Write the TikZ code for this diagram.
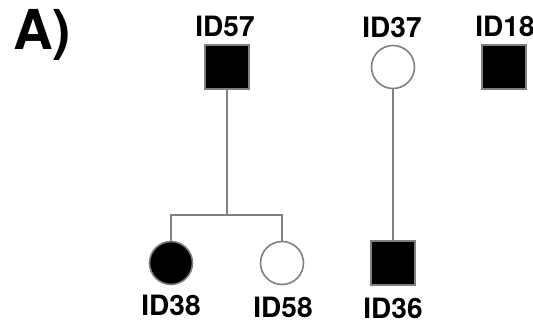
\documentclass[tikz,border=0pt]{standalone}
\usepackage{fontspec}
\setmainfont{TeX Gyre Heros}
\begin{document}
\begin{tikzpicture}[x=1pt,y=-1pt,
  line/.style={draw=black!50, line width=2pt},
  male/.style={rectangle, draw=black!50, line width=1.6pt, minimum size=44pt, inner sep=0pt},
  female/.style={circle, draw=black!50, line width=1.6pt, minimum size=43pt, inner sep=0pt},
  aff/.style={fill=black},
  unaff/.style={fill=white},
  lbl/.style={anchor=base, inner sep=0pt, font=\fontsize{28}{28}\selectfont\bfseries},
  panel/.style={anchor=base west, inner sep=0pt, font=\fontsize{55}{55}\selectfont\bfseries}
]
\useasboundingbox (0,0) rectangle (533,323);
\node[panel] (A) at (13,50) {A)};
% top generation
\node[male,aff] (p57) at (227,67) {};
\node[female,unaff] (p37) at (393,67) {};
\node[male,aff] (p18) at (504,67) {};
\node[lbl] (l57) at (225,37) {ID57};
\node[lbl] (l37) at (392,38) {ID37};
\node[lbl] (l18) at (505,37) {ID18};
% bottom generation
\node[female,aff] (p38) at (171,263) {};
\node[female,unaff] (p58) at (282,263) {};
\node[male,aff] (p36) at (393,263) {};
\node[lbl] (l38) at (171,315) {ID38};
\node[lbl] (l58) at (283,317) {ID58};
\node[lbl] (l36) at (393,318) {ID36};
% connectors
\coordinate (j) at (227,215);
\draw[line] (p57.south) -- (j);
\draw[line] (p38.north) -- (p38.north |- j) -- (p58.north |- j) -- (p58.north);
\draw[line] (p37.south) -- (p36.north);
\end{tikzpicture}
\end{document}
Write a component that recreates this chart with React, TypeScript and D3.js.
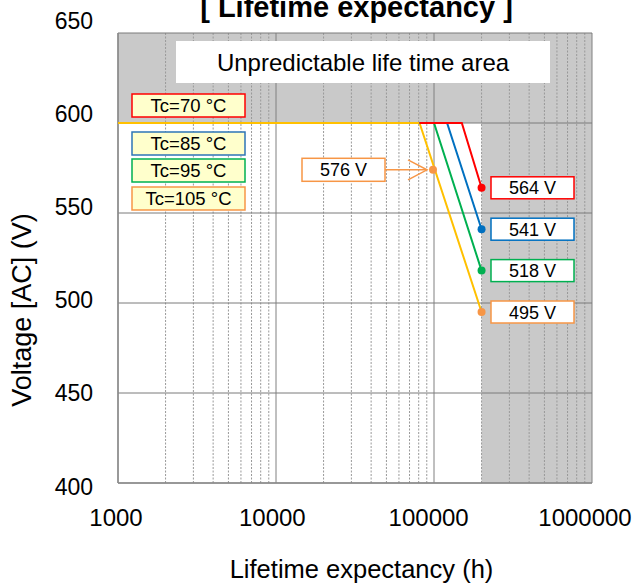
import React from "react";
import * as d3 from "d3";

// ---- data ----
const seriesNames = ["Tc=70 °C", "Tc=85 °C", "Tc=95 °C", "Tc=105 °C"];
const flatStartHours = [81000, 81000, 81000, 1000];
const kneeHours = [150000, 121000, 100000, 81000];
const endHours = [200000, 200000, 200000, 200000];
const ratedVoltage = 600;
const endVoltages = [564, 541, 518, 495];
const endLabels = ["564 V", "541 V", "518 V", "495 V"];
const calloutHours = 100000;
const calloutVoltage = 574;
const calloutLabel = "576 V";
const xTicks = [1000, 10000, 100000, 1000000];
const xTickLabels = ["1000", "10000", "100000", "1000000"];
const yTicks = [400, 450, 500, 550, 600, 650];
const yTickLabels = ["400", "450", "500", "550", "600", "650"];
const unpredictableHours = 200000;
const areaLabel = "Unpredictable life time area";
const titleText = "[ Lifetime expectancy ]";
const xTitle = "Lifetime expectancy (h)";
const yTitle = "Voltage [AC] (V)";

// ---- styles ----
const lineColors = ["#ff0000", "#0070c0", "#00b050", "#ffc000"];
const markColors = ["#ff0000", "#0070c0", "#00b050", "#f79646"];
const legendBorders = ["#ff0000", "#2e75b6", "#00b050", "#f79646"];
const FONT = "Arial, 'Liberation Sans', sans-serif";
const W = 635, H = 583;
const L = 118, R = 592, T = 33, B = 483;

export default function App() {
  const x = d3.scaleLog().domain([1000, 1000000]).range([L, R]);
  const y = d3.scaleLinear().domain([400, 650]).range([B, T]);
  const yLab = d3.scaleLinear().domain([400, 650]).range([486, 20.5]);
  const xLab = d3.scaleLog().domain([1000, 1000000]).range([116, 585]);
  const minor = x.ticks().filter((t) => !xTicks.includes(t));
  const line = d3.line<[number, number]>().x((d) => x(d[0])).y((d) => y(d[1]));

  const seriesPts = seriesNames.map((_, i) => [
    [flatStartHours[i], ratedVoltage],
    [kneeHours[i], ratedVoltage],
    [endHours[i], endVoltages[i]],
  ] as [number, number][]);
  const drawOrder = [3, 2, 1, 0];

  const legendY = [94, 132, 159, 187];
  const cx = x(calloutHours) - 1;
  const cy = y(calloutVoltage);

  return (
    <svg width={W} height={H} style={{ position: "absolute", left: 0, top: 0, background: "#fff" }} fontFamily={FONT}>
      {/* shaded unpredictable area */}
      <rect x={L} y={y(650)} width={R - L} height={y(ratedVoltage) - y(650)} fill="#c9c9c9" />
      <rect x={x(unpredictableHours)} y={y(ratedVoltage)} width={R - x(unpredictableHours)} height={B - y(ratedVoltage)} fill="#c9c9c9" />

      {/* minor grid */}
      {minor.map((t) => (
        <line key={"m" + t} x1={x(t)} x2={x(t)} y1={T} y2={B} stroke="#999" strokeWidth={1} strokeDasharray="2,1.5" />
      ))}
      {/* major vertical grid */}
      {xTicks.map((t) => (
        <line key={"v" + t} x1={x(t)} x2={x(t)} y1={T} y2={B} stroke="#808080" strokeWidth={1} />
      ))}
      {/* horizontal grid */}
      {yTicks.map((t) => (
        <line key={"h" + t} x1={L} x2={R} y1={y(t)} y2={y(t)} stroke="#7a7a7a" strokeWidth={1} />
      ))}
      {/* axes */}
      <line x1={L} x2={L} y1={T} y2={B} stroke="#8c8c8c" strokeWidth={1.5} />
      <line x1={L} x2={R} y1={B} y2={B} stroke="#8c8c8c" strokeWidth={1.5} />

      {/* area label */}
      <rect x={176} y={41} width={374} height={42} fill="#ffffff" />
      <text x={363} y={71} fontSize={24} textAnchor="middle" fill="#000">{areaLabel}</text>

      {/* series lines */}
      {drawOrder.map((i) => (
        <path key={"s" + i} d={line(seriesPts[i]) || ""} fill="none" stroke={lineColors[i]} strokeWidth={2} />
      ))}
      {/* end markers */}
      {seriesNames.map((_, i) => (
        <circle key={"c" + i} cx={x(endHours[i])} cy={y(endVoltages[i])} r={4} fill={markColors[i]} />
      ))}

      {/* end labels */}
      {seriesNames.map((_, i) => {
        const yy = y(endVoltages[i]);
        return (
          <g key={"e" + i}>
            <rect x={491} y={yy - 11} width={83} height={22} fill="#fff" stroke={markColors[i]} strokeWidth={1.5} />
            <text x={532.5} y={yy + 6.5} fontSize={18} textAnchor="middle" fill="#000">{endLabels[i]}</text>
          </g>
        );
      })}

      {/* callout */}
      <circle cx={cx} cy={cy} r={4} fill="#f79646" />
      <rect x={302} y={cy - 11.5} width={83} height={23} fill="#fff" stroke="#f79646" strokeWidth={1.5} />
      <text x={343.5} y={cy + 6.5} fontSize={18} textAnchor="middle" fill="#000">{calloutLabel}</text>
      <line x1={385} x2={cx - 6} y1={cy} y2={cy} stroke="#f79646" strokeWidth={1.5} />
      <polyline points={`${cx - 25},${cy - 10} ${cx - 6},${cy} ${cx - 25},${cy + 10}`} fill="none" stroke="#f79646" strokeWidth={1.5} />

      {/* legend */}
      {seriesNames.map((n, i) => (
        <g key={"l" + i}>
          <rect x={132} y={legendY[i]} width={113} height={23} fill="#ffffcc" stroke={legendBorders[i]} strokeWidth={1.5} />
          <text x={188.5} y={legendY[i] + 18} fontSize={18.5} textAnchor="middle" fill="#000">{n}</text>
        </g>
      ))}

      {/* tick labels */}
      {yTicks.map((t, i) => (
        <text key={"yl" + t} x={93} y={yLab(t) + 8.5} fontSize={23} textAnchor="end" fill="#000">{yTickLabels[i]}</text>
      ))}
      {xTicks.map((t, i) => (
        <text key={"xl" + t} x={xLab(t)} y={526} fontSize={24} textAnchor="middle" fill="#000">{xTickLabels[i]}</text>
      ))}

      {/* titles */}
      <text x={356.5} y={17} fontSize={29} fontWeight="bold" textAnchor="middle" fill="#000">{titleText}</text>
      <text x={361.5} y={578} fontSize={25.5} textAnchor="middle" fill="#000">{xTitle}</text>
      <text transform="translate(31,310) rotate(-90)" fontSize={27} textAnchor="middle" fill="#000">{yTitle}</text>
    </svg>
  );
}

━━━━━━

- [Exercise prompt]: Gather and return every line that holds the string "Write".

- [The solution]:
Write the TikZ code for this diagram.
Write a component that recreates this chart with React, TypeScript and D3.js.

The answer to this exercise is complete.